Sunday, Dec. 18, 2011 | 2 a.m.
About 1,000 students from high schools throughout Southern Nevada participated in the 55th annual Sun Youth Forum on Nov. 22. The students were divided into groups to discuss a variety of topics. A representative was chosen from each group to write a column about the students’ findings. Miu Suzuki of Green Valley High School writes about issues covered by her group, “Law and Crime.”
Although humans have the right to life, liberty and the pursuit of prosperity, some rights procured by the people in their natural state are relinquished in order to have a functioning society. The Founding Fathers used the idea of a social contract to form the basis of the U.S. government. Society has continuously morphed to become more progressive, but the line that is drawn between what is right and wrong and what the federal government can or cannot do is still contested among Americans, especially teenagers.
In the Sun Youth Forum room of Law and Crime, students discussed these very issues, specifically the death penalty, immigration and the treatment of hate groups.

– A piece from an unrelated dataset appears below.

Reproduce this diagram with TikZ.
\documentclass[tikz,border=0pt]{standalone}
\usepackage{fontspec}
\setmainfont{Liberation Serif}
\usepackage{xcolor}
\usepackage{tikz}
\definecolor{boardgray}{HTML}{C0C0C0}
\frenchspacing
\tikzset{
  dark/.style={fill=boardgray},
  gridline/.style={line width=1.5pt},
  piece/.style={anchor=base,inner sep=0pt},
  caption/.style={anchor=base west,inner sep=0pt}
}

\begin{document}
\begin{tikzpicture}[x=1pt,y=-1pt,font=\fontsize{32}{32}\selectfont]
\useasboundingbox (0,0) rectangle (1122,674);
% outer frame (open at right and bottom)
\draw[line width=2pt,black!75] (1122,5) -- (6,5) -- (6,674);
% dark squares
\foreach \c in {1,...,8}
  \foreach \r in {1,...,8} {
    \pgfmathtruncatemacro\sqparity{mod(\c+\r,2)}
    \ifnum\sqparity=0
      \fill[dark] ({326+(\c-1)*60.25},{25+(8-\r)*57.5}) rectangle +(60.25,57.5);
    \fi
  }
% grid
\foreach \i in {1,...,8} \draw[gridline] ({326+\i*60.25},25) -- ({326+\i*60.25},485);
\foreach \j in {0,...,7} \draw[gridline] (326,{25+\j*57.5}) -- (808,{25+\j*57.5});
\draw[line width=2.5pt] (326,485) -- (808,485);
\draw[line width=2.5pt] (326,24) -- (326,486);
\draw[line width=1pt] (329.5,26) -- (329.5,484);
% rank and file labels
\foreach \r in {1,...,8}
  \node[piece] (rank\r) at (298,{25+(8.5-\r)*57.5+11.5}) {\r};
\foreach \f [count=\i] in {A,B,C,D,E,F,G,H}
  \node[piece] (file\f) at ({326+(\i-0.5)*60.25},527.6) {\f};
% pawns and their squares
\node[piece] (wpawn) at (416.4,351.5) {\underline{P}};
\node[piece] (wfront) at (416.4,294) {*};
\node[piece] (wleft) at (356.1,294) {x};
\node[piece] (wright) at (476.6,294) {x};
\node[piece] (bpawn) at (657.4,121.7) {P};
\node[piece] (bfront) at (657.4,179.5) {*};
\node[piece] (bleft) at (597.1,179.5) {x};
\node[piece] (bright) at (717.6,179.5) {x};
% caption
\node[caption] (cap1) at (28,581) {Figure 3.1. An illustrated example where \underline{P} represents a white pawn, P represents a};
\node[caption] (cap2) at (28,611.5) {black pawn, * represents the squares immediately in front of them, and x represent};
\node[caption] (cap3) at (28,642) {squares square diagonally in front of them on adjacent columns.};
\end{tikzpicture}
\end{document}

Feelings about the death penalty were split 50-50. Those who were for it believed that people who commit heinous acts in turn give up their right to life — or “an eye for an eye.” Conversely, those who were against the death penalty took this saying and molded it into “an eye for an eye makes the whole world blind.” On a moral basis, there were many who stated that people are not entitled to determine who has the right to live.
As the discussions progressed, time hardly stood still as the conversation paralleled that of lightning — both in speed and energy as the issues intensified on the subject of immigration. At this point, a storm had been conjured.

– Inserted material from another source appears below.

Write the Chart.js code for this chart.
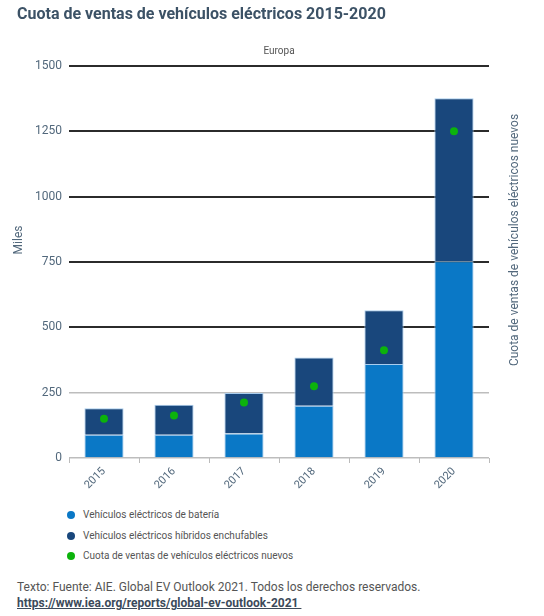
<!DOCTYPE html>
<html>
<head>
<meta charset="utf-8">
<script src="https://cdn.jsdelivr.net/npm/chart.js@4.4.0/dist/chart.umd.min.js"></script>
<style>
  body { margin: 0; background: #fff; font-family: Roboto, "Noto Sans", sans-serif; }
  #wrap { position: relative; width: 544px; height: 616px; }
  #title { position: absolute; left: 17px; top: 4px; font-size: 16px; font-weight: bold; color: #3c5266; }
  #chart { position: absolute; left: 0; top: 0; }
  #legend { position: absolute; left: 67px; top: 508px; font-size: 10px; color: #555; }
  #legend div { height: 20.5px; line-height: 14px; }
  #legend span.dot { display: inline-block; width: 8px; height: 8px; border-radius: 50%; margin-right: 8px; vertical-align: -1px; }
  #foot { position: absolute; left: 17px; top: 579px; font-size: 12px; color: #555; line-height: 16px; }
  #foot a { color: #3c4a5a; font-weight: bold; text-decoration: underline; }
</style>
</head>
<body>
<div id="wrap">
  <canvas id="chart" width="544" height="500"></canvas>
  <div id="title">Cuota de ventas de vehículos eléctricos 2015-2020</div>
  <div id="legend"></div>
  <div id="foot">Texto: Fuente: AIE. Global EV Outlook 2021. Todos los derechos reservados.<br><a>https://www.iea.org/reports/global-ev-outlook-2021&nbsp;</a></div>
</div>
<script>
"use strict";

// data (thousands of vehicles / % share)
var years = ["2015", "2016", "2017", "2018", "2019", "2020"];
var bevSales = [89, 89, 94, 200, 360, 753];
var phevSales = [101, 115, 155, 185, 205, 624];
var evShare = [1.2, 1.3, 1.7, 2.2, 3.3, 10.0];
var yTicks = [0, 250, 500, 750, 1000, 1250, 1500];

var seriesNames = [
  "Vehículos eléctricos de batería",
  "Vehículos eléctricos híbridos enchufables",
  "Cuota de ventas de vehículos eléctricos nuevos"
];
var colors = ["#0a78c6", "#19477c", "#0cb30c"];
var textColor = "#52687c";

// extra labels: panel name and both axis titles
var labelsPlugin = {
  id: "extraLabels",
  afterDraw: function(chart) {
    var ctx = chart.ctx;
    var area = chart.chartArea;
    ctx.save();
    ctx.fillStyle = "#555";
    ctx.font = "10px Roboto";
    ctx.textAlign = "center";
    ctx.textBaseline = "middle";
    ctx.fillText("Europa", (area.left + area.right) / 2, 51);

    ctx.fillStyle = textColor;
    ctx.font = "12px Roboto";
    ctx.translate(19, 240);
    ctx.rotate(-Math.PI / 2);
    ctx.fillText("Miles", 0, 0);
    ctx.restore();

    ctx.save();
    ctx.fillStyle = textColor;
    ctx.font = "12px Roboto";
    ctx.textAlign = "center";
    ctx.textBaseline = "middle";
    ctx.translate(515, 240);
    ctx.rotate(-Math.PI / 2);
    ctx.fillText(seriesNames[2], 0, 0);
    ctx.restore();
  }
};

var chart = new Chart(document.getElementById("chart"), {
  type: "bar",
  data: {
    labels: years,
    datasets: [
      {
        type: "line",
        label: seriesNames[2],
        data: evShare,
        yAxisID: "y1",
        showLine: false,
        pointRadius: 4,
        pointBackgroundColor: colors[2],
        pointBorderWidth: 0,
        backgroundColor: colors[2],
        order: 0
      },
      {
        label: seriesNames[0],
        data: bevSales,
        backgroundColor: colors[0],
        borderColor: "#a9cdee",
        borderWidth: 1,
        barPercentage: 0.56,
        categoryPercentage: 1,
        order: 1
      },
      {
        label: seriesNames[1],
        data: phevSales,
        backgroundColor: colors[1],
        borderColor: "#a9cdee",
        borderWidth: 1,
        barPercentage: 0.56,
        categoryPercentage: 1,
        order: 2
      }
    ]
  },
  options: {
    responsive: false,
    animation: false,
    layout: { padding: { top: 66, left: 0, right: 0, bottom: 0 } },
    plugins: {
      legend: { display: false },
      tooltip: { enabled: false }
    },
    scales: {
      x: {
        stacked: true,
        border: { display: false },
        grid: { drawOnChartArea: false, drawTicks: true, tickLength: 5, color: "#bbb" },
        ticks: { color: textColor, font: { family: "Roboto", size: 11 }, minRotation: 45, maxRotation: 45, padding: 2 },
        afterFit: function(s) { s.height = 42; }
      },
      y: {
        stacked: true,
        min: 0,
        max: 1500,
        border: { display: false },
        afterBuildTicks: function(s) { s.ticks = yTicks.map(function(v) { return { value: v }; }); },
        grid: {
          drawTicks: false,
          color: function(c) { return c.tick && c.tick.value >= 500 ? "#2b2b2b" : "#bdbdbd"; },
          lineWidth: function(c) { return c.tick && c.tick.value >= 500 ? 2 : 1.5; }
        },
        ticks: {
          color: textColor,
          font: { family: "Roboto", size: 12 },
          padding: 7,
          callback: function(v) { return String(v); }
        },
        afterFit: function(s) { s.width = 69; }
      },
      y1: {
        position: "right",
        min: 0,
        max: 12,
        border: { display: false },
        grid: { drawOnChartArea: false, drawTicks: false },
        ticks: { display: false },
        afterFit: function(s) { s.width = 55; }
      }
    }
  },
  plugins: [labelsPlugin]
});

// legend below the plot, one row per series
var legend = document.getElementById("legend");
var legendOrder = [1, 2, 0];
legendOrder.forEach(function(i) {
  var ds = chart.data.datasets[i];
  var row = document.createElement("div");
  var dot = document.createElement("span");
  dot.className = "dot";
  dot.style.background = ds.backgroundColor;
  row.appendChild(dot);
  row.appendChild(document.createTextNode(ds.label));
  legend.appendChild(row);
});
</script>
</body>
</html>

The discussion of what should be done allowed the group to delve into subtopics such as the Arizona immigration law and whether its effectiveness outweighs the inherent flaw within it: racial profiling. There were three main solutions, which were deportation, tightened borders and easier requirements for citizenship.
Alisa Nave-Worth, our coordinator, was a pacifying force, there to part the clouds whenever the discussion got too intense. Although the forum became polarized at times, there was agreement that illegal immigrants should go through the process of citizenship if they want services provided by the federal government such as education and health care.
Although a multitude of cases stemmed from the debates, the last issue on hate groups brought us all to a general consensus. On the issue of personal crimes against minority groups, the room felt that the judicial system should remain race-blind and should not partake in reverse discrimination, which is favoritism toward minority groups in an attempt to remedy discrimination from the past. This is largely due to the argument that the origin of all crime stems from hate in some form, and the justification of the crime muddles the process of evaluating the crime for what it is. These sentiments that advocated equality on all fronts extended to the discussion of free speech, just as long as the words do not advocate acts of violence.
By this time Ms. Nave-Worth polled the group one last time, with everyone in accord. Like the ending of a novel, the bittersweet denouement of the day arrived. Weaving the dialogue together, I couldn’t help but notice that there was consistency in looking at each issue from an economic standpoint, regardless of whether the topic mainly concerned morality. From the legalization of marijuana to the death penalty, ways to improve the economy or use the dollar wisely were explored. The economic news concerning debt-ceiling talks and the euro has pervaded the minds of the youth, which was seen in this committee on law and crime. But thankfully, this “supercommittee” shows no signs of failing anytime soon.